London, one of the major cities of the world, experienced a plague outbreak roughly every 20 years beginning from late 14 th century to late 17 th century – 40 outbreaks in 300 years. To prevent spread of disease, plague victims were forcibly confined to their houses (marked with red crosses), all public entertainment was banned, laws were formulated to separate and isolate the sick and the dead were buried in mass graves. Surprisingly, measures taken to contain pandemics are strikingly similar even in the 21 st century!

During the 16 th century, diseases from Europe and Asia were brought to the Americas by European explorers. The Inca and Aztec civilizations met their end as these indigenous people had zero immunity against these imported illnesses, thereby paving the way for the Spanish to take control of their territories. DNA studies of victims’ skeletons from an epidemic in Mexico and Central America (1545-1548) have revealed the disease to be enteric fever caused by S. paratyphi C. This remains a major threat to human health even today!

Plague epidemics continued to ravage Europe in the latter part of the 17 th century to the end of the 18 th century. One of the major causes of transmission was fleas from infected rodents. Loss of life continued, only the ones with immunity survived.

19 th century onwards, with the advent of the industrial age, a new set of diseases were found to inflict human populations across the world. Notable among them are – Cholera, Influenza, Measles and Polio. Although advancement in medical science and research in this period led to the creation of vaccines for many of these diseases, pandemics continued to occur.

The first cholera pandemic started in Russia in 1817. Cholera is a bacterial disease infecting the small intestine and spreads through water and food. The soldiers and sailors of the British Empire were instrumental in spreading cholera to India, Spain, Africa, China, Japan, Italy, Germany and America. According to rough estimates, around 1, 50,000 people lost their lives. Cholera has been mostly eradicated in the developed countries but it continues in the third world due to inadequate sewage facilities and absence of clean drinking water.

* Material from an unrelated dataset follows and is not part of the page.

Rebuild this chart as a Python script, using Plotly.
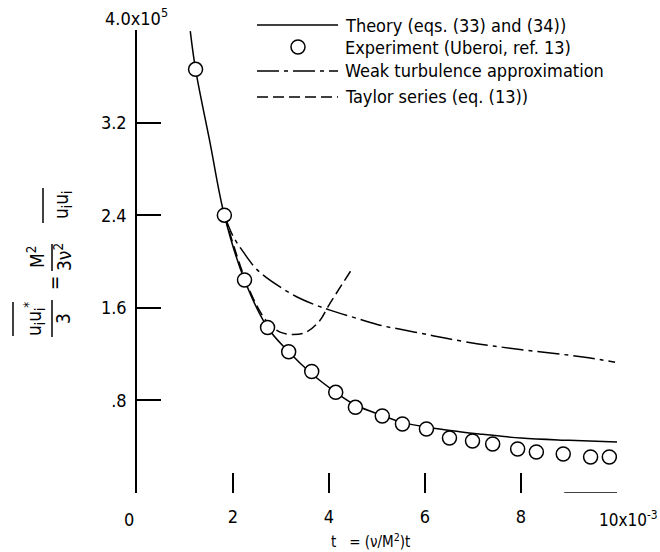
import plotly.graph_objects as go

# ---------------- data (t in units of 1e-3, value in units of 1e5) ----------------
exp_t = [1.22, 1.82, 2.24, 2.72, 3.16, 3.64, 4.14, 4.55, 5.11, 5.53, 6.03, 6.51,
         6.99, 7.41, 7.93, 8.32, 8.88, 9.45, 9.84]
exp_y = [3.66, 2.40, 1.84, 1.43, 1.22, 1.05, 0.87, 0.74, 0.665, 0.596, 0.553, 0.475,
         0.449, 0.423, 0.38, 0.354, 0.337, 0.311, 0.311]

theory_t = [1.11, 1.22, 1.52, 1.82, 2.24, 2.72, 3.16, 3.64, 4.14, 4.55, 5.11, 5.53,
            6.03, 6.72, 7.13, 8.0, 9.0, 10.0]
theory_y = [3.99, 3.66, 3.03, 2.40, 1.84, 1.43, 1.22, 1.03, 0.87, 0.76, 0.67, 0.61,
            0.57, 0.53, 0.51, 0.475, 0.455, 0.44]

weak_t = [1.82, 2.0, 2.21, 2.5, 2.98, 3.4, 3.81, 4.02, 4.65, 5.06, 5.54, 6.1, 6.52,
          7.08, 7.42, 7.98, 9.29, 9.96]
weak_y = [2.40, 2.22, 2.085, 1.93, 1.78, 1.68, 1.61, 1.58, 1.50, 1.45, 1.41, 1.365,
          1.33, 1.29, 1.27, 1.24, 1.175, 1.13]

taylor_t = [1.82, 2.24, 2.52, 2.75, 2.98, 3.26, 3.53, 3.81, 3.98, 4.16, 4.47]
taylor_y = [2.40, 1.86, 1.60, 1.46, 1.39, 1.37, 1.39, 1.49, 1.61, 1.73, 1.93]

x_tickvals = [2, 4, 6, 8, 10]
x_ticktext = ["2", "4", "6", "8", ""]
y_tickvals = [0.8, 1.6, 2.4, 3.2, 4.0]
y_ticktext = [".8", "1.6", "2.4", "3.2", ""]

legend_names = ["Theory (eqs. (33) and (34))",
                "Experiment (Uberoi, ref. 13)",
                "Weak turbulence approximation",
                "Taylor series (eq. (13))"]

# ---------------- layout geometry ----------------
W, H = 660, 552
ML, MR, MT, MB = 137, 43, 30, 59
PW, PH = W - ML - MR, H - MT - MB
FONT = "Liberation Sans Narrow, DejaVu Sans Condensed, Arial Narrow, sans-serif"
WEAK_DASH = "22px,5px,4px,5px"
TAYLOR_DASH = "11px,5px"


def xp(px):
    return (px - ML) / PW


def yp(py):
    return (H - MB - py) / PH


fig = go.Figure()
fig.add_trace(go.Scatter(x=theory_t, y=theory_y, mode="lines", line_shape="spline",
                         line=dict(color="black", width=1.5), name=legend_names[0]))
fig.add_trace(go.Scatter(x=weak_t, y=weak_y, mode="lines", line_shape="spline",
                         line=dict(color="black", width=1.5, dash=WEAK_DASH),
                         name=legend_names[2]))
fig.add_trace(go.Scatter(x=taylor_t, y=taylor_y, mode="lines", line_shape="spline",
                         line=dict(color="black", width=1.5, dash=TAYLOR_DASH),
                         name=legend_names[3]))
fig.add_trace(go.Scatter(x=exp_t, y=exp_y, mode="markers",
                         marker=dict(symbol="circle", size=14, color="white",
                                     line=dict(color="black", width=1.5)),
                         name=legend_names[1]))

shapes = []
annotations = []

# x-axis end segment (8.9 .. 10 at baseline)
shapes.append(dict(type="line", xref="x", yref="y", x0=8.9, x1=10, y0=0, y1=0,
                   line=dict(color="black", width=1.5)))

# legend (manual, long line samples)
rows = [25, 47, 71, 97]
lx0, lx1, tx = 257, 338, 343
shapes.append(dict(type="line", xref="paper", yref="paper", x0=xp(lx0), x1=xp(lx1),
                   y0=yp(rows[0]), y1=yp(rows[0]), line=dict(color="black", width=1.5)))
shapes.append(dict(type="circle", xref="paper", yref="paper",
                   x0=xp(298 - 7), x1=xp(298 + 7), y0=yp(rows[1] + 7), y1=yp(rows[1] - 7),
                   line=dict(color="black", width=1.5)))
shapes.append(dict(type="line", xref="paper", yref="paper", x0=xp(lx0), x1=xp(lx1),
                   y0=yp(rows[2]), y1=yp(rows[2]),
                   line=dict(color="black", width=1.5, dash=WEAK_DASH)))
shapes.append(dict(type="line", xref="paper", yref="paper", x0=xp(lx0), x1=xp(lx1),
                   y0=yp(rows[3]), y1=yp(rows[3]),
                   line=dict(color="black", width=1.5, dash=TAYLOR_DASH)))
for r, name in zip(rows, legend_names):
    annotations.append(dict(xref="paper", yref="paper", x=xp(tx), y=yp(r), text=name,
                            showarrow=False, xanchor="left", yanchor="middle",
                            font=dict(family=FONT, size=18, color="black")))

# top y label and x-axis special labels
annotations.append(dict(xref="paper", yref="paper", x=xp(103), y=yp(31),
                        text="4.0x10<sup>5</sup>", showarrow=False,
                        xanchor="left", yanchor="bottom",
                        font=dict(family=FONT, size=18, color="black")))
annotations.append(dict(xref="paper", yref="paper", x=xp(129), y=yp(519), text="0",
                        showarrow=False, xanchor="center", yanchor="middle",
                        font=dict(family=FONT, size=18, color="black")))
annotations.append(dict(xref="paper", yref="paper", x=xp(597), y=yp(519),
                        text="10x10<sup>-3</sup>", showarrow=False,
                        xanchor="left", yanchor="middle",
                        font=dict(family=FONT, size=17, color="black")))
# x title
annotations.append(dict(xref="paper", yref="paper", x=xp(370), y=yp(541),
                        text="t   = (ν/M<sup>2</sup>)t", showarrow=False,
                        xanchor="center", yanchor="middle",
                        font=dict(family=FONT, size=15, color="black")))

# y title built from rotated pieces
TF = dict(family=FONT, size=19, color="black")


def rot(px, py, text):
    annotations.append(dict(xref="paper", yref="paper", x=xp(px), y=yp(py), text=text,
                            showarrow=False, textangle=-90, xanchor="center",
                            yanchor="middle", font=TF))


def vline(px, py0, py1, w=1.5):
    shapes.append(dict(type="line", xref="paper", yref="paper", x0=xp(px), x1=xp(px),
                       y0=yp(py0), y1=yp(py1), line=dict(color="black", width=w)))


rot(34, 319, "u<sub>i</sub>u<sub>i</sub><sup>*</sup>")
vline(13, 302, 336)
vline(52, 300, 337)
rot(63, 319, "3")
rot(54, 283, "=")
rot(36, 257, "M<sup>2</sup>")
vline(52, 244, 271)
rot(63, 257, "3ν<sup>2</sup>")
rot(62, 205, "u<sub>i</sub>u<sub>i</sub>")
vline(43, 188, 223)

fig.update_layout(
    width=W, height=H,
    margin=dict(l=ML, r=MR, t=MT, b=MB, pad=0),
    paper_bgcolor="white", plot_bgcolor="white",
    showlegend=False,
    shapes=shapes, annotations=annotations,
    font=dict(family=FONT, size=18, color="black"),
)
fig.update_xaxes(range=[0, 10], showgrid=False, zeroline=False, showline=False,
                 tickvals=x_tickvals, ticktext=x_ticktext, ticks="inside", ticklen=20,
                 tickwidth=1.5, tickcolor="black", ticklabelstandoff=11,
                 tickfont=dict(family=FONT, size=18, color="black"))
fig.update_yaxes(range=[0, 4], showgrid=False, zeroline=False, showline=True,
                 linecolor="black", linewidth=1.5,
                 tickvals=y_tickvals, ticktext=y_ticktext, ticks="inside", ticklen=24,
                 tickwidth=1.5, tickcolor="black", ticklabelstandoff=5,
                 tickfont=dict(family=FONT, size=18, color="black"))

fig.write_html("out.html")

One third of Fiji’s population lost their lives to a measles pandemic in 1875. The disease was carried to the island nation by royal officials of the Queen of England, who contracted it during an official visit to Australia.

 A flu pandemic which started in Russia during 1889-1890, quickly spread across the globe in a matter of months aided by new transport links. Around 1 million people lost their lives to the virus.

Influenza pandemics have continually reappeared in various forms till recently. The Spanish flu of 1918-1920 infected around 500 million people of which one-fifth succumbed to its lethality. An avian borne virus was behind this disease and war time conditions brought about by World War I is estimated to be one of the reasons behind the spread.

The Asian flu of 1957 and 1958 originated in Hong Kong and thereafter spread to China, US and England. This flu virus had an avian origin. Over a million deaths were reported across the world before a vaccine effectively contained it. The H1N1 Swine flu pandemic of 2009-2010 was caused by the H1N1 virus that originated in pigs and then spread from person to person. The highly contagious nature of the H1N1 virus resulted in over a billion infections worldwide and casualties that went above 5 lakhs. This contagious disease is preventable by vaccination now.

The ongoing COVID-19 pandemic, believed to have originated in Wuhan, China is caused by severe acute respiratory syndrome coronavirus 2 (SARS‑CoV‑2). As of 2 June 2020, more than 6.25 million cases of COVID-19 have been reported in more than 188 countries and territories, resulting in more than 375,000 deaths; more than 2.69 million people have recovered.


I conclude by quoting Benjamin Franklin –“An ounce of prevention is worth a pound of cure.”